Install a scientific python distribution like Anaconda. I haven't tried setting up theano using other distributions but this should be one of the easier ways because of conda package manager. This really relieves you from setting up a separate mingw environment and handling commonly used libraries which are as easy as conda install boost in Anaconda.

If you feel Anaconda is a bit too heavy, try miniconda and adding basic packages like numpy on top of it.

Once you install Anaconda, install additional dependencies.

conda install mingw libpython

1.4. Install theano

Install theano using pip install theano and create a .theanorc file in your HOME directory with following contents.

[global]
floatX = float32
device = gpu

[nvcc]
flags=-LC:\Anaconda\libs
compiler_bindir=C:\Program Files (x86)\Microsoft Visual Studio 12.0\VC\bin

Make sure to change the path C:\Anaconda\libs according to your Anaconda install directory and compiler_bindir to the path with cl.exe in it.

1.5. Install PyCUDA

Best way to install PyCUDA is to get the Unofficial Windows Binaries by Christoph Gohlke here.

For quick setup, you can use pipwin which basically automates the process of installing Gohlke's packages.

pip install pipwin
pipwin install pycuda

2. Test it out

A very basic test is to simply import theano.

import theano
Using gpu device 0: GeForce GT 630M (CNMeM is disabled)

This should tell you if the GPU is getting used.

One error says that CUDA is installed, but device gpu is not available. For me, this was solved after installing mingw and libpython via conda since Anaconda doesn't setup gcc along with it as it used to do earlier.

For a more extensive test, try the following snippet taken from theano docs.

from theano import function, config, shared, sandbox
import theano.tensor as T
import numpy
import time

vlen = 10 * 30 * 768  # 10 x #cores x # threads per core
iters = 1000

rng = numpy.random.RandomState(22)
x = shared(numpy.asarray(rng.rand(vlen), config.floatX))
f = function([], T.exp(x))
print f.maker.fgraph.toposort()
t0 = time.time()
for i in xrange(iters):
    r = f()
t1 = time.time()
print 'Looping %d times took' % iters, t1 - t0, 'seconds'
print 'Result is', r
if numpy.any([isinstance(x.op, T.Elemwise) for x in f.maker.fgraph.toposort()]):
    print 'Used the cpu'
else:
    print 'Used the gpu'

You should see something like this.

Using gpu device 0: GeForce GT 630M (CNMeM is disabled)
[GpuElemwise{exp,no_inplace}(<CudaNdarrayType(float32, vector)>), HostFromGpu(GpuElemwise{exp,no_inplace}.0)]
Looping 1000 times took 1.42199993134 seconds
Result is [ 1.23178029  1.61879349  1.52278066 ...,  2.20771813  2.29967761
  1.62323296]
Used the gpu

For PyCUDA, here is a quick test snippet from their web page

import pycuda.autoinit
import pycuda.driver as drv
import numpy

from pycuda.compiler import SourceModule
mod = SourceModule("""
__global__ void multiply_them(float *dest, float *a, float *b)
{
  const int i = threadIdx.x;
  dest[i] = a[i] * b[i];
}
""")

multiply_them = mod.get_function("multiply_them")

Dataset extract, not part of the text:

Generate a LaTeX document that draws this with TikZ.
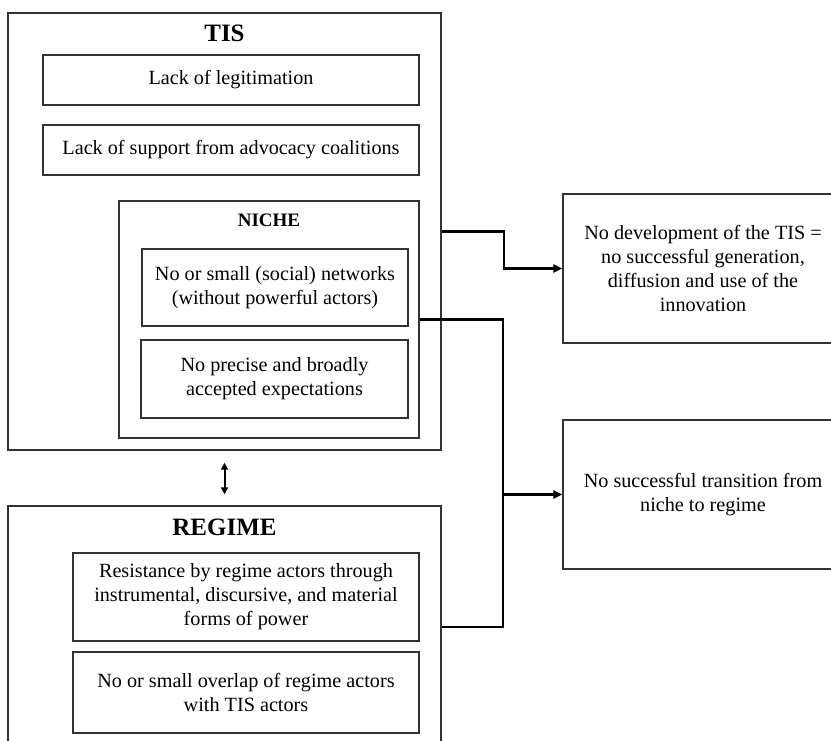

a = numpy.random.randn(400).astype(numpy.float32)
b = numpy.random.randn(400).astype(numpy.float32)

dest = numpy.zeros_like(a)
multiply_them(
        drv.Out(dest), drv.In(a), drv.In(b),
        block=(400,1,1), grid=(1,1))

print dest-a*b

Seeing an array of zeros ? Its working fine then.

Hopefully, this should give you a working pythonish CUDA setup using the latest versions of VS, Windows, Python etc.